MARKETING & MEDIA
Dinko Fejzuli 15.06.2018

Die Kurzstrecke als Selfies-Eldorado

Neuerdings posten Journalisten lieber Selfies mit Politikern im Flieger, als ihren Job zu erfüllen.

Kommentar ••• Von Dinko Fejzuli

FREMDSCHÄMEN. Was für ein Aufschrei ging durch die (Qualitäts)Medien, als die neue Regierung plötzlich mit Peter Launsky-Tieffenthal, einem Karrierediplomaten, einen sogenannten ­Regierungssprecher installierte.

Aristokratischer Digital-Bot

Der Tenor der Journalisten: Die Regierung schotte sich ab und verstecke sich hinter einem weisungsgebundenen Beamten, der Zugang der Medien zu den Politikern werde beschnitten und statt Antworten von den Verantwortlichen bekäme man in der Regel lediglich irgendwelche vorgefertigten Kommuniques vorgelesen.

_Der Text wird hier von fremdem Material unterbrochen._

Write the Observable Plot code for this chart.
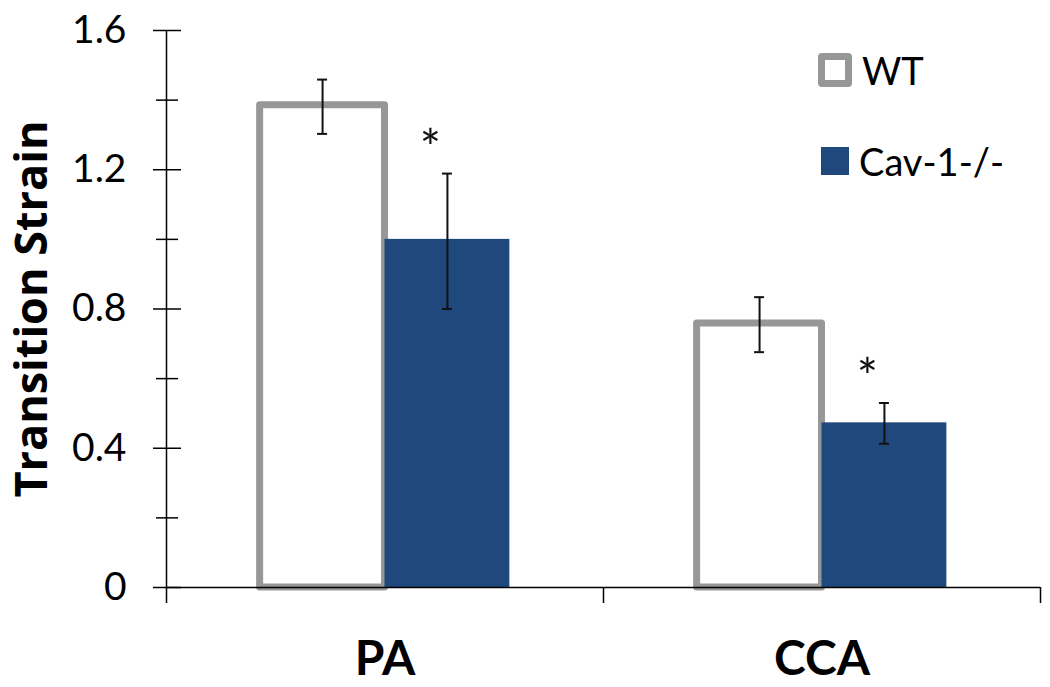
<!DOCTYPE html>
<html>
<head>
<meta charset="utf-8">
<script src="https://cdn.jsdelivr.net/npm/d3@7"></script>
<script src="https://cdn.jsdelivr.net/npm/@observablehq/plot@0.6"></script>
<style>
  html, body { margin: 0; padding: 0; background: #fff; }
  #wrap { position: relative; width: 1050px; height: 687px; font-family: Lato, "Open Sans", sans-serif; }
  .leg { position: absolute; display: flex; align-items: center; font-size: 38px; color: #000; }
  .sw { box-sizing: border-box; margin-right: 10px; }
</style>
</head>
<body>
<div id="wrap"></div>
<script>
// ---- data ----
const categories = ["PA", "CCA"];
const seriesNames = ["WT", "Cav-1-/-"];
const wtValues = [1.385, 0.758];
const cavValues = [1.0, 0.473];
const wtLow = [1.303, 0.676];
const wtHigh = [1.459, 0.834];
const cavLow = [0.80, 0.413];
const cavHigh = [1.189, 0.53];
const yTicksMajor = [0, 0.4, 0.8, 1.2, 1.6];
const yTicksMinor = [0.2, 0.6, 1.0, 1.4];

// ---- styles ----
const GRAY = "#979797";
const NAVY = "#1F497D";
const barW = 1 / 3.5; // Excel gap width 150%

const rows = categories.flatMap((c, i) => [
  {cat: c, i, k: 0, s: seriesNames[0], v: wtValues[i], lo: wtLow[i], hi: wtHigh[i]},
  {cat: c, i, k: 1, s: seriesNames[1], v: cavValues[i], lo: cavLow[i], hi: cavHigh[i]}
]);
const x1 = d => d.i - barW + d.k * barW;
const x2 = d => x1(d) + barW;
const xc = d => x1(d) + barW / 2;
const cap = 5 / 437;
const wtRows = rows.filter(d => d.k === 0);
const cavRows = rows.filter(d => d.k === 1);

const chart = Plot.plot({
  width: 1050,
  height: 687,
  marginLeft: 166,
  marginRight: 10,
  marginTop: 30,
  marginBottom: 100,
  style: {fontFamily: "Lato, 'Open Sans', sans-serif", color: "#000", background: "#fff"},
  x: {type: "linear", domain: [-0.5, 1.5]},
  y: {domain: [0, 1.6]},
  marks: [
    Plot.rect(wtRows, {x1, x2, y1: 0, y2: "v", fill: "#fff", stroke: GRAY, strokeWidth: 7, strokeLinejoin: "round"}),
    Plot.rect(cavRows, {x1, x2, y1: 0, y2: "v", fill: NAVY}),
    Plot.ruleX(rows, {x: xc, y1: "lo", y2: "hi", stroke: "#111", strokeWidth: 2}),
    Plot.ruleY(rows, {y: "hi", x1: d => xc(d) - cap, x2: d => xc(d) + cap, stroke: "#111", strokeWidth: 2}),
    Plot.ruleY(rows, {y: "lo", x1: d => xc(d) - cap, x2: d => xc(d) + cap, stroke: "#111", strokeWidth: 2}),
    Plot.text(cavRows, {x: xc, y: "hi", text: () => "*", dx: -17, dy: -24, fontSize: 50, fill: "#111"}),
    // axes
    Plot.ruleX([-0.5], {y1: 0, y2: 1.6, stroke: "#000", strokeWidth: 1.5}),
    Plot.ruleY([0], {stroke: "#000", strokeWidth: 1.5}),
    Plot.axisY({ticks: yTicksMajor, tickSize: 28, dx: 15, tickPadding: 27, tickFormat: d => String(d), fontSize: 39, strokeWidth: 1.5, label: null}),
    Plot.axisY({ticks: yTicksMinor, tickSize: 22, dx: 12, tickFormat: () => "", strokeWidth: 1.5, label: null}),
    Plot.axisY({ticks: [], label: "Transition Strain", labelAnchor: "center", labelArrow: "none", labelOffset: 151, dx: 12, fontSize: 45, fontWeight: "bold", fontFamily: "'Open Sans', Lato, sans-serif"}),
    Plot.axisX({ticks: [-0.5, 0.5, 1.5], tickSize: 16, tickFormat: () => "", strokeWidth: 1.5, label: null}),
    Plot.axisX({ticks: [0, 1], tickSize: 0, tickPadding: 53, tickFormat: i => categories[i], fontSize: 48, fontWeight: "bold", label: null})
  ]
});

const wrap = document.getElementById("wrap");
wrap.appendChild(chart);

// legend (inside the plot area, as in the original)
const legend = [
  {name: seriesNames[0], top: 53, left: 818, sw: `width:34px;height:34px;border:7px solid ${GRAY};border-radius:4px;background:#fff;`},
  {name: seriesNames[1], top: 144, left: 821, sw: `width:28px;height:28px;background:${NAVY};`}
];
for (const l of legend) {
  const el = document.createElement("div");
  el.className = "leg";
  el.style.top = (l.top - 6) + "px";
  el.style.left = l.left + "px";
  el.style.height = "46px";
  const sw = document.createElement("div");
  sw.className = "sw";
  sw.style.cssText = l.sw;
  const t = document.createElement("span");
  t.textContent = l.name;
  el.appendChild(sw);
  el.appendChild(t);
  wrap.appendChild(el);
}
</script>
</body>
</html>
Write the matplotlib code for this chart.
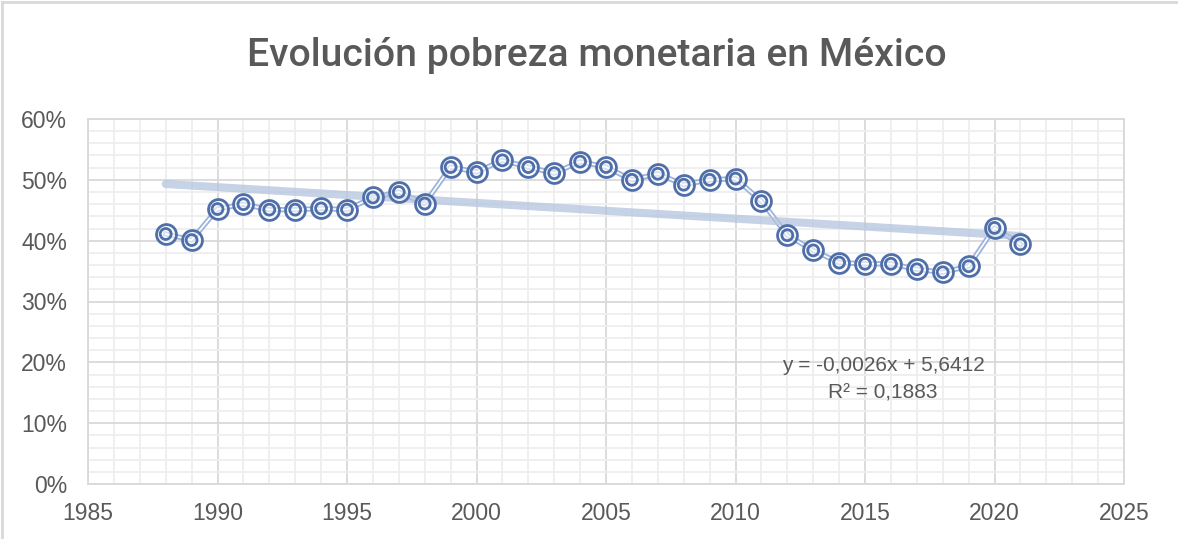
import matplotlib
matplotlib.use("Agg")
import matplotlib.pyplot as plt
import numpy as np
from matplotlib.ticker import MultipleLocator, PercentFormatter

# años y pobreza monetaria (fracción)
anios = np.arange(1988, 2022)
pobreza = [0.411, 0.401, 0.452, 0.460, 0.451, 0.451, 0.453, 0.451, 0.471, 0.480,
           0.461, 0.521, 0.513, 0.532, 0.521, 0.511, 0.530, 0.521, 0.500, 0.510,
           0.492, 0.500, 0.502, 0.465, 0.409, 0.384, 0.364, 0.362, 0.362, 0.353,
           0.348, 0.358, 0.421, 0.394]

titulo = "Evolución pobreza monetaria en México"
ecuacion = "y = -0,0026x + 5,6412"
r2 = "R² = 0,1883"

gris = "#595959"
azul = "#4F6FAA"
fuente = ["Liberation Sans", "DejaVu Sans"]

fig = plt.figure(figsize=(11.78, 5.39), dpi=100)
ax = fig.add_axes([88/1178, 1 - 484/539, (1124-88)/1178, (484-119)/539])

# linea de tendencia lineal
m, b = np.polyfit(anios, pobreza, 1)
ax.plot(anios, m*anios + b, color="#B4C3DD", lw=5.8, alpha=0.75,
        solid_capstyle="round", zorder=4)

# serie con linea doble
ax.plot(anios, pobreza, color="#9DB3D9", lw=3.8, zorder=3)
ax.plot(anios, pobreza, color="white", lw=1.2, zorder=3)
ax.scatter(anios, pobreza, s=205, facecolor=(1, 1, 1, 0.6), edgecolor=azul, linewidth=2.0, zorder=5)
ax.scatter(anios, pobreza, s=62, facecolor="none", edgecolor=azul, linewidth=2.0, zorder=6)

ax.set_xlim(1985, 2025)
ax.set_ylim(0, 0.6)
ax.xaxis.set_major_locator(MultipleLocator(5))
ax.xaxis.set_minor_locator(MultipleLocator(1))
ax.yaxis.set_major_locator(MultipleLocator(0.1))
ax.yaxis.set_minor_locator(MultipleLocator(0.02))
ax.yaxis.set_major_formatter(PercentFormatter(1.0, decimals=0))
ax.grid(which="major", color="#D9D9D9", lw=1.3)
ax.grid(which="minor", color="#EEEEEE", lw=1.3)
ax.set_axisbelow(True)
for s in ax.spines.values():
    s.set_color("#D9D9D9")
    s.set_linewidth(1.3)
ax.tick_params(which="both", length=0, colors=gris, labelsize=16.5)
ax.tick_params(axis="y", pad=15)
ax.tick_params(axis="x", pad=13)
for lab in ax.get_xticklabels() + ax.get_yticklabels():
    lab.set_family(fuente)

ax.text(2015.7, 0.195, ecuacion, ha="center", va="center", color=gris, fontsize=15,
        family=fuente)
ax.text(2015.7, 0.149, r2, ha="center", va="center", color=gris, fontsize=15,
        family=fuente)

fig.text(597/1178, 1 - 55/539, titulo, ha="center", va="center", color=gris,
         fontsize=28.2, fontweight="medium", family=["Roboto", "DejaVu Sans"])

# borde del grafico
fig.add_artist(plt.Line2D([2/1178, 2/1178], [0, 1 - 2/539], color="#D9D9D9", lw=2))
fig.add_artist(plt.Line2D([2/1178, 1], [1 - 2/539, 1 - 2/539], color="#D9D9D9", lw=2))

fig.savefig("out.png", dpi=100)
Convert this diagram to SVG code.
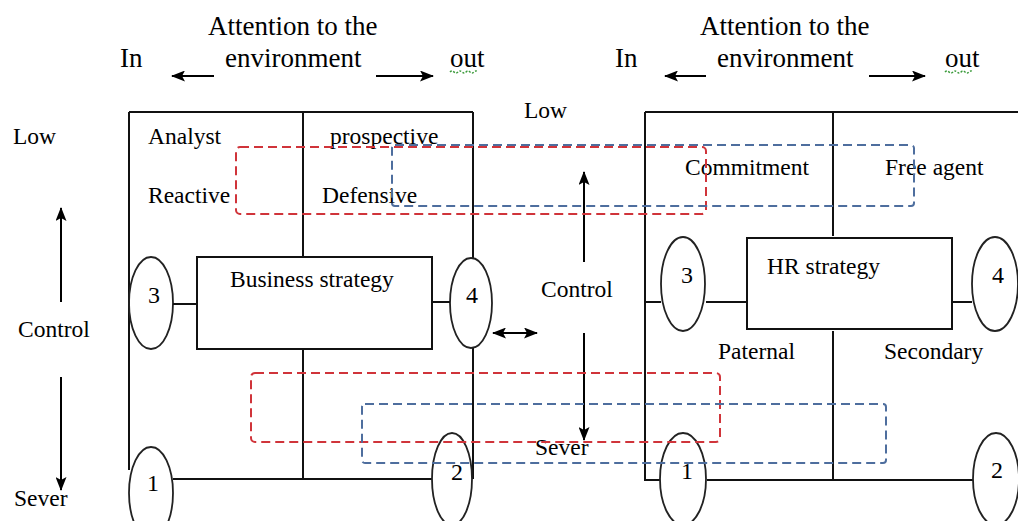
<svg xmlns="http://www.w3.org/2000/svg" width="1018" height="521" viewBox="0 0 1018 521">
<defs>
<marker id="ah" viewBox="0 0 14 11" refX="13" refY="5.5" markerWidth="14" markerHeight="11" markerUnits="userSpaceOnUse" orient="auto-start-reverse">
<path d="M0,0 L14,5.5 L0,11 L3,5.5 Z" fill="#000"/>
</marker>
</defs>
<style>
text{font-family:"Liberation Serif","Times New Roman",serif;fill:#000;}
.hd{font-size:27px;}
.bd{font-size:23.5px;}
.num{font-size:24px;text-anchor:middle;}
.ln{stroke:#111;stroke-width:2;fill:none;}
.el{stroke:#222;stroke-width:1.8;fill:none;}
.arr{stroke:#000;stroke-width:2;fill:none;marker-end:url(#ah);}
.red{stroke:#d0343a;stroke-width:2;fill:none;stroke-dasharray:9,5;}
.blue{stroke:#4e6e9e;stroke-width:2;fill:none;stroke-dasharray:9,5;}
.sq{stroke:#3a9a3a;stroke-width:1.5;fill:none;stroke-dasharray:2,1.5;}
</style>
<rect width="1018" height="521" fill="#fff"/>

<g id="header-left">
<text class="hd" x="208" y="35">Attention to the</text>
<text class="hd" x="225" y="67">environment</text>
<text class="hd" x="120" y="67">In</text>
<text class="hd" x="450" y="67">out</text>
<path class="sq" d="M450,72 q2,-2 4,0 t4,0 t4,0 t4,0 t4,0 t4,0 t4,0"/>
</g>
<g id="header-right">
<text class="hd" x="700" y="35">Attention to the</text>
<text class="hd" x="717" y="67">environment</text>
<text class="hd" x="615" y="67">In</text>
<text class="hd" x="945" y="67">out</text>
<path class="sq" d="M945,72 q2,-2 4,0 t4,0 t4,0 t4,0 t4,0 t4,0 t4,0"/>
</g>

<g id="axis-left">
<text class="bd" x="13" y="144">Low</text>
<text class="bd" x="18" y="337">Control</text>
<text class="bd" x="14" y="506">Sever</text>
</g>
<g id="axis-middle">
<text class="bd" x="524" y="118">Low</text>
<text class="bd" x="541" y="297">Control</text>
<text class="bd" x="535" y="455">Sever</text>
</g>

<g id="business-grid">
<path class="ln" d="M129,112 H473 M129,112 V470 M303,112 V257 M303,349 V479 M473,112 V258 M473,348 V479 M173,479 H432"/>
<text class="bd" x="148" y="144">Analyst</text>
<text class="bd" x="330" y="144">prospective</text>
<text class="bd" x="148" y="203">Reactive</text>
<text class="bd" x="322" y="203">Defensive</text>
</g>
<g id="business-strategy">
<rect class="ln" x="197" y="257" width="235" height="92"/>
<text class="bd" x="230" y="287">Business strategy</text>
</g>
<g id="b-node-3"><ellipse class="el" cx="151" cy="303" rx="22" ry="46"/><text class="num" x="154" y="303">3</text></g>
<g id="b-node-4"><ellipse class="el" cx="471" cy="303" rx="21" ry="45"/><text class="num" x="472" y="303">4</text></g>
<g id="b-node-1"><ellipse class="el" cx="151" cy="493" rx="22" ry="46"/><text class="num" x="153" y="491">1</text></g>
<g id="b-node-2"><ellipse class="el" cx="452" cy="479" rx="20" ry="46"/><text class="num" x="457" y="480">2</text></g>

<g id="hr-grid">
<path class="ln" d="M645,112 H1018 M645,112 V480 H660 M833,112 V236 M833,331 V480 M707,480 H973"/>
<text class="bd" x="685" y="175">Commitment</text>
<text class="bd" x="885" y="175">Free agent</text>
<text class="bd" x="718" y="359">Paternal</text>
<text class="bd" x="884" y="359">Secondary</text>
</g>
<g id="hr-strategy">
<rect class="ln" x="747" y="238" width="205" height="91"/>
<text class="bd" x="767" y="274">HR strategy</text>
</g>
<g id="h-node-3"><ellipse class="el" cx="683" cy="284" rx="22" ry="47"/><text class="num" x="687" y="283">3</text></g>
<g id="h-node-4"><ellipse class="el" cx="995" cy="284" rx="23" ry="47"/><text class="num" x="998" y="283">4</text></g>
<g id="h-node-1"><ellipse class="el" cx="683" cy="479" rx="23" ry="46"/><text class="num" x="687" y="479">1</text></g>
<g id="h-node-2"><ellipse class="el" cx="996" cy="479" rx="23" ry="46"/><text class="num" x="997" y="478">2</text></g>

<g id="connectors">
<path class="ln" d="M173,304 H197 M432,302 H450"/>
<path class="ln" d="M645,302 H661 M706,302 H747 M952,302 H972" stroke-width="3"/>
<line class="arr" x1="214" y1="76" x2="172" y2="76"/>
<line class="arr" x1="376" y1="76" x2="433" y2="76"/>
<line class="arr" x1="706" y1="76" x2="665" y2="76"/>
<line class="arr" x1="869" y1="76" x2="925" y2="76"/>
<line class="arr" x1="61" y1="302" x2="61" y2="208"/>
<line class="arr" x1="61" y1="377" x2="61" y2="490"/>
<line class="arr" x1="584" y1="262" x2="584" y2="172"/>
<line class="arr" x1="584" y1="333" x2="584" y2="440"/>
<line class="arr" x1="493" y1="333" x2="537" y2="333" marker-start="url(#ah)"/>
</g>

<g id="dashed-groups">
<rect class="red" x="236" y="147" width="470" height="67" rx="4"/>
<rect class="blue" x="392" y="145" width="522" height="61" rx="3"/>
<rect class="red" x="251" y="373" width="469" height="69" rx="4"/>
<rect class="blue" x="362" y="404" width="524" height="59" rx="3"/>
</g>
</svg>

Stimmt. All das ist auch eingetreten. Zudem wirkt der Regierungssprecher leider auch wie ein wenn auch zugegebenermaßen sehr aristokratischer digitaler Bot; frei von Fehl und Tadel, aber leider als Schnittstelle zwischen Politik und kritischen Journalisten aus meiner Sicht nicht die optimale Besetzung.
Die Hauptvorwurf aber war die Message-Control, die der Bundeskanzler offenbar als Kommunikations-Maxime ausgerufen hat und der sich bis hin zum Vizekanzler alle unterworfen haben.
Nur: Es liegt an den Medien und den dort arbeitenden Journalisten, sich dieser aufgezwungenen Kontrolle zu entziehen. Wenn dann statt etwa zu einem Polit-Event nur ein Regierungsfotograf zugelassen wird und am Ende in allen Zeitungen das exakt gleiche, weil einzig verfügbare, Bild veröffentlicht wird, einfach mal darüber nicht berichtet wird, würde das schon was bewirken.
Doch was passiert stattdessen? Seit der Bundeskanzler auf der Kurzstrecke (der Wortwitz ist ungewollt) nur mehr Economy fliegt, hyperventilieren selbst gestandene Politik-Journalisten, wenn sie – seit Wochen einem Fetisch gleich – Selfies mit dem Kanzler im Flieger machen dürfen, um sie dann in den Sozialen Medien zu veröffentlichen.
Und so gibt es dann statt kritischem Journalismus völlig distanzloses Gekreische und Geposte, wie von einem Groupie, der zufällig auf dem Flug in den Urlaub sein Idol trifft und für die Oma daheim ein Bild mit ihm machen darf.